Data ▸

━━━━━━━━━━━━━━━━━━━━

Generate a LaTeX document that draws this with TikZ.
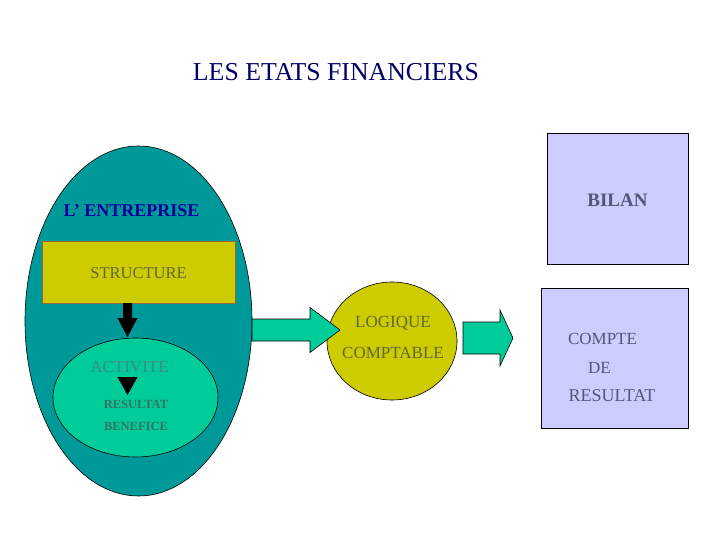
\documentclass[tikz,border=0pt]{standalone}
\usepackage{fontspec}
\setmainfont{Liberation Serif}
\usetikzlibrary{shapes.geometric}
\definecolor{teal1}{HTML}{009999}
\definecolor{olive1}{HTML}{CCCC00}
\definecolor{green1}{HTML}{00CC99}
\definecolor{lav}{HTML}{CCCCFF}
\definecolor{navy}{HTML}{000066}
\definecolor{ebleu}{HTML}{000099}
\definecolor{oltext}{HTML}{666633}
\definecolor{grtext}{HTML}{3A8A80}
\definecolor{grtextb}{HTML}{357465}
\definecolor{lavtext}{HTML}{555577}
\definecolor{brownb}{HTML}{996633}
\tikzset{
  txt/.style={inner sep=0pt, anchor=center},
  blockarrow/.style={fill=green1, draw=black, line width=0.6pt, line join=miter},
}
\begin{document}
\begin{tikzpicture}[x=1pt,y=-1pt]
\useasboundingbox (0,0) rectangle (720,540);
% title
\node[txt, text=navy, font=\fontsize{25.8}{28}\selectfont] (title) at (336,72) {LES ETATS FINANCIERS};
% big ellipse
\node[ellipse, draw=black, fill=teal1, minimum width=227pt, minimum height=350pt, inner sep=0pt, line width=0.6pt] (entreprise) at (138.5,321) {};
\node[txt, text=ebleu, font=\fontsize{18}{20}\selectfont\bfseries] (entlabel) at (131.5,211) {L’ ENTREPRISE};
% structure
\node[rectangle, draw=brownb, fill=olive1, minimum width=193pt, minimum height=62pt, inner sep=0pt, line width=0.8pt] (structure) at (138.5,272) {};
\node[txt, text=oltext, font=\fontsize{16.5}{18}\selectfont] (structlabel) at (138.5,273) {STRUCTURE};
% inner ellipse
\node[ellipse, draw=black, fill=green1, minimum width=165pt, minimum height=119pt, inner sep=0pt, line width=0.6pt] (activite) at (135.5,397.5) {};
% black arrow down
\fill[black] (123,303) -- (132,303) -- (132,318) -- (137.5,318) -- (127.5,337) -- (117.5,318) -- (123,318) -- cycle;
\node[txt, text=grtext, font=\fontsize{17}{19}\selectfont] (actlabel) at (129.5,367) {ACTIVITE};
\fill[black] (117.5,377) -- (137.5,377) -- (127.5,395) -- cycle;
\node[txt, text=grtextb, font=\fontsize{12.5}{14}\selectfont\bfseries] (reslabel) at (136,404.5) {RESULTAT};
\node[txt, text=grtextb, font=\fontsize{12.5}{14}\selectfont\bfseries] (benlabel) at (136,426.5) {BENEFICE};
% logique comptable
\node[ellipse, draw=black, fill=olive1, minimum width=130pt, minimum height=118pt, inner sep=0pt, line width=0.6pt] (logique) at (392,341) {};
\node[txt, text=oltext, font=\fontsize{17}{19}\selectfont] (loglabel) at (393,323.5) {LOGIQUE};
\node[txt, text=oltext, font=\fontsize{17}{19}\selectfont] (comptlabel) at (393,352.5) {COMPTABLE};
% green arrows
\draw[blockarrow] (252,319) -- (310,319) -- (310,307.5) -- (340,330) -- (310,352.5) -- (310,341) -- (252,341) -- cycle;
\draw[blockarrow] (463,322) -- (500,322) -- (500,310) -- (513,338) -- (500,366) -- (500,354) -- (463,354) -- cycle;
% bilan
\node[rectangle, draw=black, fill=lav, minimum width=141pt, minimum height=131pt, inner sep=0pt, line width=0.6pt] (bilan) at (617.5,198.5) {};
\node[txt, text=lavtext, font=\fontsize{19}{21}\selectfont\bfseries] (bilanlabel) at (617.5,200) {BILAN};
% compte de resultat
\node[rectangle, draw=black, fill=lav, minimum width=147pt, minimum height=140pt, inner sep=0pt, line width=0.6pt] (compte) at (614.5,358) {};
\node[txt, text=lavtext, font=\fontsize{17}{19}\selectfont] (cptlabel) at (602.5,338.5) {COMPTE};
\node[txt, text=lavtext, font=\fontsize{17}{19}\selectfont] (delabel) at (599.5,367.5) {DE};
\node[txt, text=lavtext, font=\fontsize{18}{20}\selectfont] (rslabel) at (612,396) {RESULTAT};
\end{tikzpicture}
\end{document}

━━━━━━━━━━━━━━━━━━━━

What to produce ▸ Keep the pictures out of the copy and write out the data exactly as it stands.

Exercise result ▸
Generate a LaTeX document that draws this with TikZ.
\documentclass[tikz,border=0pt]{standalone}
\usepackage{fontspec}
\setmainfont{Liberation Serif}
\usetikzlibrary{shapes.geometric}
\definecolor{teal1}{HTML}{009999}
\definecolor{olive1}{HTML}{CCCC00}
\definecolor{green1}{HTML}{00CC99}
\definecolor{lav}{HTML}{CCCCFF}
\definecolor{navy}{HTML}{000066}
\definecolor{ebleu}{HTML}{000099}
\definecolor{oltext}{HTML}{666633}
\definecolor{grtext}{HTML}{3A8A80}
\definecolor{grtextb}{HTML}{357465}
\definecolor{lavtext}{HTML}{555577}
\definecolor{brownb}{HTML}{996633}
\tikzset{
  txt/.style={inner sep=0pt, anchor=center},
  blockarrow/.style={fill=green1, draw=black, line width=0.6pt, line join=miter},
}
\begin{document}
\begin{tikzpicture}[x=1pt,y=-1pt]
\useasboundingbox (0,0) rectangle (720,540);
% title
\node[txt, text=navy, font=\fontsize{25.8}{28}\selectfont] (title) at (336,72) {LES ETATS FINANCIERS};
% big ellipse
\node[ellipse, draw=black, fill=teal1, minimum width=227pt, minimum height=350pt, inner sep=0pt, line width=0.6pt] (entreprise) at (138.5,321) {};
\node[txt, text=ebleu, font=\fontsize{18}{20}\selectfont\bfseries] (entlabel) at (131.5,211) {L’ ENTREPRISE};
% structure
\node[rectangle, draw=brownb, fill=olive1, minimum width=193pt, minimum height=62pt, inner sep=0pt, line width=0.8pt] (structure) at (138.5,272) {};
\node[txt, text=oltext, font=\fontsize{16.5}{18}\selectfont] (structlabel) at (138.5,273) {STRUCTURE};
% inner ellipse
\node[ellipse, draw=black, fill=green1, minimum width=165pt, minimum height=119pt, inner sep=0pt, line width=0.6pt] (activite) at (135.5,397.5) {};
% black arrow down
\fill[black] (123,303) -- (132,303) -- (132,318) -- (137.5,318) -- (127.5,337) -- (117.5,318) -- (123,318) -- cycle;
\node[txt, text=grtext, font=\fontsize{17}{19}\selectfont] (actlabel) at (129.5,367) {ACTIVITE};
\fill[black] (117.5,377) -- (137.5,377) -- (127.5,395) -- cycle;
\node[txt, text=grtextb, font=\fontsize{12.5}{14}\selectfont\bfseries] (reslabel) at (136,404.5) {RESULTAT};
\node[txt, text=grtextb, font=\fontsize{12.5}{14}\selectfont\bfseries] (benlabel) at (136,426.5) {BENEFICE};
% logique comptable
\node[ellipse, draw=black, fill=olive1, minimum width=130pt, minimum height=118pt, inner sep=0pt, line width=0.6pt] (logique) at (392,341) {};
\node[txt, text=oltext, font=\fontsize{17}{19}\selectfont] (loglabel) at (393,323.5) {LOGIQUE};
\node[txt, text=oltext, font=\fontsize{17}{19}\selectfont] (comptlabel) at (393,352.5) {COMPTABLE};
% green arrows
\draw[blockarrow] (252,319) -- (310,319) -- (310,307.5) -- (340,330) -- (310,352.5) -- (310,341) -- (252,341) -- cycle;
\draw[blockarrow] (463,322) -- (500,322) -- (500,310) -- (513,338) -- (500,366) -- (500,354) -- (463,354) -- cycle;
% bilan
\node[rectangle, draw=black, fill=lav, minimum width=141pt, minimum height=131pt, inner sep=0pt, line width=0.6pt] (bilan) at (617.5,198.5) {};
\node[txt, text=lavtext, font=\fontsize{19}{21}\selectfont\bfseries] (bilanlabel) at (617.5,200) {BILAN};
% compte de resultat
\node[rectangle, draw=black, fill=lav, minimum width=147pt, minimum height=140pt, inner sep=0pt, line width=0.6pt] (compte) at (614.5,358) {};
\node[txt, text=lavtext, font=\fontsize{17}{19}\selectfont] (cptlabel) at (602.5,338.5) {COMPTE};
\node[txt, text=lavtext, font=\fontsize{17}{19}\selectfont] (delabel) at (599.5,367.5) {DE};
\node[txt, text=lavtext, font=\fontsize{18}{20}\selectfont] (rslabel) at (612,396) {RESULTAT};
\end{tikzpicture}
\end{document}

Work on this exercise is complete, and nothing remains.